The accidental products of this shift or loss are profound, and often tragic. If we start with the notion that “worship” describes whatever is customary or entertaining or even edifying to do for an hour on Sunday, we certainly miss the point. The idea, for instance, that music (or a particular genre thereof) is the essence of corporate worship is curious at best. Of course music, like buildings and food, can be put in service of God (not least in conjunction with Eucharist and prayer), but not because music is inherently more about worship than are other types of activity.

There are however two good places from which to start and which might lead us to diverse, engaging and challenging liturgy: first and unavoidable is the characteristic Christian sacramental habitus; the onus is on anyone who professes faith to say why this is not the center of communal gatherings. Second, and quite differently but leading to the same goal, there is the recognition that while all life is service, community is the focus of presenting our whole selves to God in love and obedience; the communal gathering then serves to build up, equip, re-inforce, express, etc., the reality of the Church. This however does not make it “worship."

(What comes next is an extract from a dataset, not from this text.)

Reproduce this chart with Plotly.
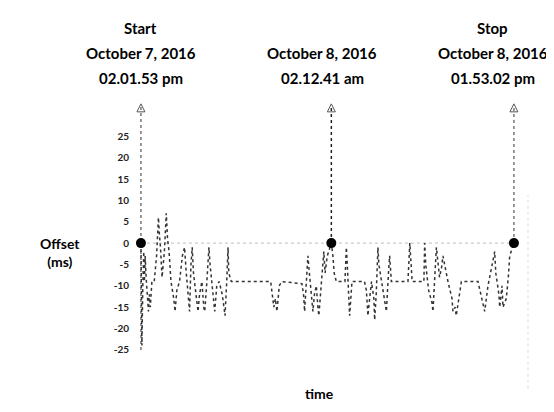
import plotly.graph_objects as go

# ---- data (hours since start, offset in ms) ----
hours = [0.00, 0.06, 0.12, 0.18, 0.22, 0.27, 0.33, 0.42, 0.48, 0.53, 0.60, 0.70, 0.85,
         1.00, 1.12, 1.18, 1.25, 1.35, 1.50, 1.62, 1.70, 1.80, 1.92, 2.10, 2.18, 2.30,
         2.47, 2.65, 2.79, 2.90, 3.05, 3.11, 3.20, 3.28, 3.36, 3.48, 3.58, 3.65, 3.75,
         3.90, 4.02, 4.08, 4.20, 4.35, 4.42, 4.55, 4.65, 4.72, 4.85, 5.00, 5.20, 5.32,
         5.38, 5.50, 5.57, 5.62, 5.78, 8.30, 8.42, 8.50, 8.60, 8.70, 8.85, 9.00, 10.30,
         10.40, 10.47, 10.58, 10.68, 10.75, 10.90, 11.00, 11.10, 11.22, 11.32, 11.38,
         11.55, 11.70, 11.78, 11.92, 12.18, 12.28, 12.36, 12.50, 13.05, 13.14, 13.20,
         13.30, 13.35, 13.50, 14.30, 14.42, 14.52, 14.60, 14.75, 14.90, 14.95, 15.05,
         15.16, 15.22, 15.38, 15.62, 15.70, 15.85, 15.91, 16.02, 17.08, 17.20, 17.35,
         18.10, 18.15, 18.22, 18.40, 18.62, 18.68, 18.90, 19.10, 19.22, 19.32, 19.64,
         19.90, 19.96, 20.10, 20.17, 20.50, 21.56, 21.90, 21.99, 22.20, 22.63, 22.70,
         22.90, 22.95, 23.10, 23.16, 23.37, 23.50, 23.59, 23.86]
offset = [0, -24, -10, -2, -9, -3, -8, -13, -16, -12, -15, -9, -9,
          -3, 6, 2, -1, -8, -2, 7, 1, -2, -9, -13, -16, -11,
          -9, -3, -1, -7, -13, -16, -5, -1, -7, -11, -15, -16, -12,
          -9, -15, -16, -10, -1, -5, -10, -14, -16, -10, -9, -12, -15,
          -17, -8, -1, -7, -9, -9, -12, -15, -13, -16, -10, -9, -9.5,
          -12, -16, -10, -3, -6, -12, -16, -12, -10, -15, -17,
          -9, -2, -7, -3, 0, -3, -7, -9, -9, -1, -5,
          -12, -17, -9, -9, -11, -17, -14, -9, -13, -18, -12,
          -1, -5, -9, -14, -16, -6, -3, -9, -9, 0, -9,
          -9, 0, -5, -11, -14, -16, -1, -8, -6, -3, -9,
          -13, -16, -15, -17, -9, -9, -14, -16, -10, -2, -7,
          -12, -15, -10, -15, -13, -8, -3, 0]

event_hours = [0.0, 12.18, 23.86]
event_label_lines = [["Start", "October 7, 2016", "02.01.53 pm"],
                     ["", "October 8, 2016", "02.12.41 am"],
                     ["Stop", "October 8, 2016", "01.53.02 pm"]]
y_ticks = [25, 20, 15, 10, 5, 0, -5, -10, -15, -20, -25]
y_tick_text = ["25", "20", "15", "10", "5", "0", "-5", "-10", "-15", "-20", "-25"]

FONT = "Lato"
PLOT_TOP, PLOT_H = 95, 255


def paper_y(px):
    return (PLOT_TOP + PLOT_H - px) / PLOT_H


fig = go.Figure()

# zero reference line
fig.add_trace(go.Scatter(x=[event_hours[0], event_hours[-1]], y=[0, 0], mode="lines",
                         line=dict(color="#bdbdbd", width=1, dash="dot"),
                         hoverinfo="skip", showlegend=False))

# event vertical dotted arrows
arrow_bottoms = [-25, 0, 0]
arrow_colors = ["#777", "#222", "#777"]
for h, b, c in zip(event_hours, arrow_bottoms, arrow_colors):
    fig.add_trace(go.Scatter(x=[h, h], y=[b, 32], mode="lines",
                             line=dict(color=c, width=1.5, dash="dot"),
                             hoverinfo="skip", showlegend=False))
fig.add_trace(go.Scatter(x=event_hours, y=[32.6] * 3, mode="markers",
                         marker=dict(symbol="arrow-up-open", size=8, color="#555",
                                     line=dict(width=1, color="#555")),
                         hoverinfo="skip", showlegend=False))

# offset series
fig.add_trace(go.Scatter(x=hours, y=offset, mode="lines",
                         line=dict(color="#333", width=1.5, dash="dot"),
                         showlegend=False))

# event points
fig.add_trace(go.Scatter(x=event_hours, y=[0, 0, 0], mode="markers",
                         marker=dict(color="black", size=10),
                         showlegend=False))

# faint line at far right
fig.add_shape(type="line", xref="x", yref="paper", x0=24.76, x1=24.76, y0=-0.12, y1=0.64,
              line=dict(color="#dddddd", width=1, dash="dot"))

# top labels (one annotation per line)
label_centers = [0.0, 11.6, 22.5]
line_px = [20, 45, 70]
for cx, lines in zip(label_centers, event_label_lines):
    for txt, py in zip(lines, line_px):
        if not txt:
            continue
        fig.add_annotation(x=cx, xref="x", y=paper_y(py), yref="paper",
                           text="<b>" + txt + "</b>", showarrow=False,
                           yanchor="middle", xanchor="center",
                           font=dict(family=FONT, size=15, color="black"))

fig.add_annotation(x=-0.17, xref="paper", y=-2.2, yref="y", text="<b>Offset</b><br><b>(ms)</b>",
                   showarrow=False, xanchor="center", yanchor="middle",
                   font=dict(family=FONT, size=14, color="black"))
fig.add_annotation(x=11.4, xref="x", y=paper_y(385), yref="paper", text="<b>time</b>",
                   showarrow=False, xanchor="center", yanchor="middle",
                   font=dict(family=FONT, size=14, color="black"))

fig.update_layout(
    width=554, height=412,
    margin=dict(l=122, r=19, t=PLOT_TOP, b=412 - PLOT_TOP - PLOT_H),
    paper_bgcolor="white", plot_bgcolor="white",
    xaxis=dict(range=[-0.7, 25.72], showgrid=False, zeroline=False, showline=False,
               showticklabels=False, ticks=""),
    yaxis=dict(range=[-26.9, 32.8], showgrid=False, zeroline=False, showline=False,
               tickvals=y_ticks, ticktext=y_tick_text, ticks="",
               tickfont=dict(family=FONT, size=10, color="#222", weight="bold")),
)

fig.write_html("out.html")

I was recently at a Church which ended its liturgy with the words “Our worship has ended, let our service begin.” It’s a worthy thought, even if a cheesy line, but it actually underlines the problem of the language and the practices more than solving it. The fact that this is supposed to be a sort of pun or play on words reveals the tragic loss of significance of “worship” (and of “service” too). In fact you could better reverse the terms and make the point intended, if as I have been suggesting “worship” is not the Sunday morning part of Christian life more than the rest. Ideally we should understand that worship is not liturgy, it is life; which does not make liturgy less important, but clears the way to ask what it is for, and what then we must do to engage in it well and faithfully.